NAIROBI, Kenya — Standard Chartered Bank Kenya Limited has issued a statutory notice to Nakumatt Investments Limited over unpaid loans linked to the collapsed retail chain Nakumatt Holdings Limited, signaling plans to auction several properties used as collateral if the debt remains unsettled.
The bank invoked Section 90 of the Land Act, giving the company 90 days to clear outstanding obligations or face enforcement action, including the sale of charged properties located in Nairobi, Mombasa, and Nakuru.
According to the statutory notice, Nakumatt Holdings owes the lender USD 331,872.95 under an overdraft facility and USD 6,993,052.49 linked to a term loan facility. The bank also claims an additional liability of Sh967,173,402.82 under an import invoice finance facility.
Properties Used as Collateral
The debt is secured against several parcels of land charged to the bank by Nakumatt Investments.
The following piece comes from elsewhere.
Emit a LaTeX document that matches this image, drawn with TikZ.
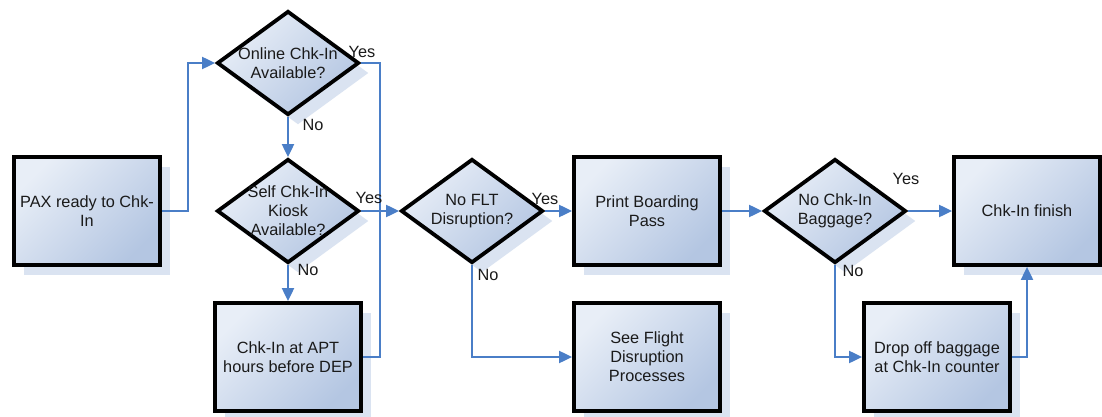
\documentclass[tikz,border=0pt]{standalone}
\usepackage{fontspec}
\setmainfont{Liberation Sans}
\usetikzlibrary{shapes.geometric,shadows,arrows.meta}
\definecolor{gradA}{HTML}{E8EEF7}
\definecolor{gradB}{HTML}{B4C6E2}
\definecolor{shadowc}{HTML}{DAE3F1}
\definecolor{linec}{HTML}{4A7EC7}
\definecolor{textc}{HTML}{1A1A1A}
\begin{document}
\begin{tikzpicture}[x=1pt,y=-1pt,
  shapebase/.style={draw=black, line width=3.8pt, top color=gradA, bottom color=gradB, shading angle=45,
    drop shadow={shadow xshift=10pt, shadow yshift=-10pt, fill=shadowc, opacity=1}},
  procbox/.style={shapebase, rectangle, minimum width=146pt, minimum height=108pt, inner sep=0pt},
  decision/.style={shapebase, diamond, minimum width=142pt, minimum height=104pt, inner sep=0pt, line join=miter},
  txt/.style={font=\fontsize{16.3}{19}\selectfont, align=center, text=textc, inner sep=0pt},
  lbl/.style={font=\fontsize{16.3}{19}\selectfont, text=textc, inner sep=0pt},
  conn/.style={draw=linec, line width=2pt},
  arr/.style={conn, -{Triangle[length=13pt,width=12pt]}}
]
\useasboundingbox (0,0) rectangle (1102,417);
\fill[white] (0,0) rectangle (1102,417);

% shapes
\node[procbox] (pax) at (87,211) {};
\node[decision] (online) at (288,63) {};
\node[decision] (self) at (288,211) {};
\node[procbox] (apt) at (288,357) {};
\node[decision] (noflt) at (472,211) {};
\node[procbox] (print) at (647,211) {};
\node[procbox] (see) at (647,357) {};
\node[decision] (nochk) at (835,211) {};
\node[procbox] (finish) at (1027,211) {};
\node[procbox] (drop) at (937,357) {};

% texts
\node[txt] (paxt) at (pax) {PAX ready to Chk-\\In};
\node[txt] (onlinet) at (online) {Online Chk-In\\Available?};
\node[txt] (selft) at (self) {Self Chk-In\\Kiosk\\Available?};
\node[txt] (aptt) at (apt) {Chk-In at APT\\hours before DEP};
\node[txt] (noflt_t) at (noflt) {No FLT\\Disruption?};
\node[txt] (printt) at (print) {Print Boarding\\Pass};
\node[txt] (seet) at (see) {See Flight\\Disruption\\Processes};
\node[txt] (nochkt) at (nochk) {No Chk-In\\Baggage?};
\node[txt] (finisht) at (finish) {Chk-In finish};
\node[txt] (dropt) at (drop) {Drop off baggage\\at Chk-In counter};

% connectors
\coordinate (j1) at (380,63);
\coordinate (j2) at (380,357);
\draw[arr] (pax.east) -- ++(26,0) |- (online.west);
\draw[arr] (online.south) -- (self.north);
\draw[conn] (online.east) -- (j1) -- (j2) -- (apt.east);
\draw[arr] (self.east) -- (noflt.west);
\draw[arr] (self.south) -- (apt.north);
\draw[arr] (noflt.east) -- (print.west);
\draw[arr] (noflt.south) |- (see.west);
\draw[arr] (print.east) -- (nochk.west);
\draw[arr] (nochk.east) -- (finish.west);
\draw[arr] (nochk.south) |- (drop.west);
\draw[arr] (drop.east) -| (finish.south);

% labels
\node[lbl] (l1) at (362,52) {Yes};
\node[lbl] (l2) at (313,125) {No};
\node[lbl] (l3) at (369,198) {Yes};
\node[lbl] (l4) at (308,270) {No};
\node[lbl] (l5) at (545,199) {Yes};
\node[lbl] (l6) at (488,275) {No};
\node[lbl] (l7) at (906,179) {Yes};
\node[lbl] (l8) at (853,271) {No};
\end{tikzpicture}
\end{document}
These include Land Reference Number MN/1/9626 in Mombasa, Nakuru Municipality Block 9/47 in Nakuru, and two Nairobi properties—Land Reference Number 209/4063 and Land Reference Number 209/4058.
The charges were created between February 2011 and January 2012 as security for credit facilities extended to the retailer during its expansion phase.
The bank stated that the properties collectively secure the outstanding obligations owed by Nakumatt Holdings.
“If Nakumatt Investments Limited has not paid the secured amounts within 90 days after the date of publication of this notice, Standard Chartered Bank Kenya Limited will proceed to exercise the remedies available to it under the charges and the Land Act, including proceeding to sell the charged properties,” the notice reads.
Legal Backing for Recovery
The statutory notice follows a ruling in the High Court Judicial Review Application No. E249 of 2025, which allowed the lender to pursue recovery measures in line with the security instruments and applicable law.
Under Kenyan land laws, lenders are required to issue a statutory notice giving borrowers time to rectify default before exercising remedies such as auctioning collateral.
The notice also informs Nakumatt Investments that it retains the right to seek relief in court under the provisions of the Land Act.

A Long Tail of Nakumatt’s Collapse
The recovery process marks another chapter in the prolonged financial fallout following Nakumatt’s dramatic collapse several years ago.
Once East Africa’s largest supermarket chain, the retailer expanded rapidly across Kenya and the region before running into financial distress marked by mounting debt, unpaid suppliers, and shuttered stores.
Creditors—including banks, landlords, and suppliers—have since pursued various recovery efforts as courts continue to handle disputes linked to the retailer’s debts and assets.
If the default remains unresolved within the statutory period, the auction of the properties could become one of the latest attempts by creditors to recoup losses tied to the retailer’s downfall.